The crimes created a sensation in the newspapers, drawing journalists and curiosity-seekers from all over the country. "Altogether the murders are without a parallel," read an account reprinted in The Chicago Tribune. The Minneapolis Star-Tribune reported over 3000 people at the crime scene, with more trains arriving. A book published in Philadelphia soon after the murders were discovered, The Five Fiends, or, The Bender Hotel Horror in Kansas, described how "large numbers of people arrived upon the scene, who had heard of the ... diabolical acts of bloody murder and rapacious robbery. Hardened men were moved to tears." The house in which the murders took place was disassembled and carried away piece by piece by souvenir seekers.

1873 stereographic photo of the excavated grave of a victim of the Bender murders
An 1873 photo of the excavated grave of a victim of the Bender murders

Senator York offered a $1000 reward for the Benders, and the governor chipped in another $2000, but the reward was never claimed. In the years following the sensational crimes, several women were arrested as Ma or Kate, but none were positively identified. A number of vigilante groups claimed to have found the Benders and murdered them, but none brought back proof. The older Benders were allegedly seen on their way to St.

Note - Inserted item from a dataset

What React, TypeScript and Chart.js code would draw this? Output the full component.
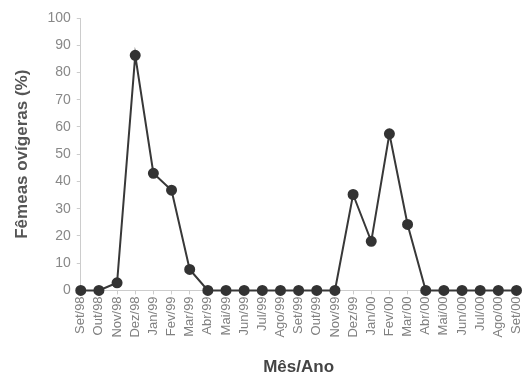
import React, { useEffect, useRef } from "react";
import { Chart, registerables } from "chart.js";

Chart.register(...registerables);

const months = [
  "Set/98", "Out/98", "Nov/98", "Dez/98", "Jan/99", "Fev/99", "Mar/99", "Abr/99",
  "Mai/99", "Jun/99", "Jul/99", "Ago/99", "Set/99", "Out/99", "Nov/99", "Dez/99",
  "Jan/00", "Fev/00", "Mar/00", "Abr/00", "Mai/00", "Jun/00", "Jul/00", "Ago/00", "Set/00",
];

const ovigerousFemales = [
  0, 0, 2.8, 86.3, 43.0, 36.8, 7.7, 0,
  0, 0, 0, 0, 0, 0, 0, 35.2,
  18.0, 57.5, 24.2, 0, 0, 0, 0, 0, 0,
];

const yTitle = "Fêmeas ovígeras (%)";
const xTitle = "Mês/Ano";

export default function App() {
  const ref = useRef<HTMLCanvasElement>(null);

  useEffect(() => {
    document.body.style.margin = "0";
    const ctx = ref.current!;
    const chart = new Chart(ctx, {
      type: "line",
      data: {
        labels: months,
        datasets: [
          {
            data: ovigerousFemales,
            borderColor: "#383838",
            backgroundColor: "#333",
            borderWidth: 2,
            pointRadius: 4.5,
            pointBackgroundColor: "#333",
            pointBorderColor: "#333",
            tension: 0,
            clip: false as any,
          },
        ],
      },
      options: {
        animation: false,
        responsive: false,
        maintainAspectRatio: false,
        layout: { padding: { left: 12, right: 0, top: 18, bottom: -2 } },
        plugins: { legend: { display: false }, tooltip: { enabled: false } },
        scales: {
          x: {
            offset: false,
            afterFit: (s: any) => {
              s.paddingRight = 0;
              s.paddingLeft = 0;
            },
            grid: {
              drawOnChartArea: false,
              drawTicks: true,
              tickLength: 4,
              color: "#cccccc",
            },
            border: { color: "#cccccc" },
            ticks: {
              autoSkip: false,
              maxRotation: 90,
              minRotation: 90,
              color: "#808080",
              padding: 2,
              font: { family: "Liberation Sans, Arial, sans-serif", size: 13 },
            },
            title: {
              display: true,
              text: xTitle,
              color: "#444",
              padding: { top: 18, bottom: 0 },
              font: { family: "Liberation Sans, Arial, sans-serif", size: 17, weight: "bold" },
            },
          },
          y: {
            min: 0,
            max: 100,
            grid: {
              drawOnChartArea: false,
              drawTicks: true,
              tickLength: 4,
              color: "#cccccc",
            },
            border: { color: "#cccccc" },
            ticks: {
              stepSize: 10,
              color: "#888",
              padding: 6,
              font: { family: "Liberation Sans, Arial, sans-serif", size: 14 },
            },
            title: {
              display: true,
              text: yTitle,
              color: "#555",
              padding: { top: 0, bottom: 9 },
              font: { family: "Liberation Sans, Arial, sans-serif", size: 17, weight: "bold" },
            },
          },
        },
      },
    });
    return () => chart.destroy();
  }, []);

  return (
    <div style={{ width: 523, height: 376, background: "#fff" }}>
      <canvas ref={ref} width={523} height={376} style={{ display: "block" }} />
    </div>
  );
}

Louis by way of Kansas City, and the younger Benders were supposedly seen heading to an outlaw colony on the border of Texas and New Mexico, but no one knows what ultimately became of them.

Investigators were likely hampered by the group’s deceit: None of the Benders were actually named Bender, and the only members who were likely related were Ma and her daughter Kate. "Pa" was reportedly born John Flickinger in the early 1800s in either Germany or the Netherlands. "Ma" is said to have been born Almira Meik, and her first husband named Griffith, with whom she had 12 children. Ma was married several times before marrying Pa, but each husband before him reportedly died of head wounds. Her daughter Kate was born Eliza Griffith. John Bender, Jr.'s real name was John Gebhardt, and many who knew them in Kansas said he was Kate's husband, not her brother.

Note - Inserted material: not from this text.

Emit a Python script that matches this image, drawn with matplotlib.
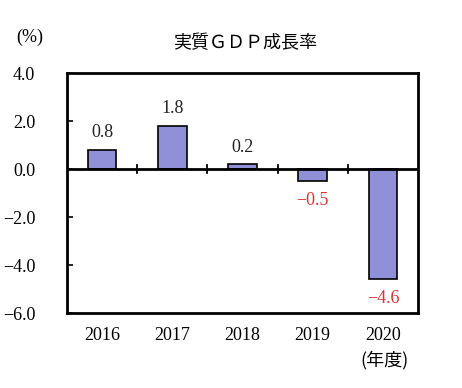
import matplotlib
matplotlib.use("Agg")
import matplotlib.pyplot as plt
import numpy as np

years = ["2016", "2017", "2018", "2019", "2020"]
growth = [0.8, 1.8, 0.2, -0.5, -4.6]
yticks = [4.0, 2.0, 0.0, -2.0, -4.0, -6.0]
title = "実質ＧＤＰ成長率"

serif = ["Liberation Serif", "DejaVu Serif"]
cjk = ["Noto Sans CJK JP", "DejaVu Sans"]

fig = plt.figure(figsize=(4.62, 3.88), dpi=100)
ax = fig.add_axes([67/462, 1-313/388, (418-67)/462, (313-73)/388])

x = np.arange(len(years))
ax.bar(x, growth, width=0.41, color="#9090d8", edgecolor="black", linewidth=1.2, zorder=3)
ax.set_xlim(-0.5, len(years)-0.5)
ax.set_ylim(-6, 4)
ax.axhline(0, color="black", linewidth=2, zorder=4)

for xi in np.arange(0.5, len(years)-0.5, 1):
    ax.plot([xi, xi], [-0.15, 0.15], color="black", linewidth=1.3, zorder=4)

for xi, v in zip(x, growth):
    if v >= 0:
        ax.text(xi, v + 0.35, f"{v:.1f}", ha="center", va="bottom", fontsize=13,
                family=serif, color="#222222")
    else:
        ax.text(xi, v - 0.45, f"{v:.1f}".replace("-", "\u2212"), ha="center", va="top",
                fontsize=13, family=serif, color="#e03030")

ax.set_yticks(yticks)
ax.set_yticklabels([f"{t:.1f}".replace("-", "\u2212") for t in yticks], family=serif, fontsize=13)
ax.tick_params(axis="y", direction="in", length=4, width=1.2, pad=23, colors="black")
ax.set_xticks(x)
ax.set_xticklabels(years, family=serif, fontsize=13)
ax.tick_params(axis="x", length=0, pad=10)
for s in ax.spines.values():
    s.set_linewidth(2)

fig.text(245/462, 1-43/388, title, ha="center", va="center", fontsize=13, family=cjk)
fig.text(30/462, 1-37/388, "(%)", ha="center", va="center", fontsize=13, family=serif)
fig.text(385/462, 1-360/388, "(年度)", ha="center", va="center", fontsize=13, family=cjk)

fig.savefig("out.png", dpi=100)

Today, nothing remains to indicate the exact location where the Bender house stood, although there is a historical marker at a nearby rest area. Though rumors still surround the case—some say Ma murdered Pa over stolen property soon after they fled, others that Pa committed suicide in Lake Michigan in 1884—after 140 years, we will probably never know what really happened to the Bloody Benders.

A version of this story originally ran in 2013.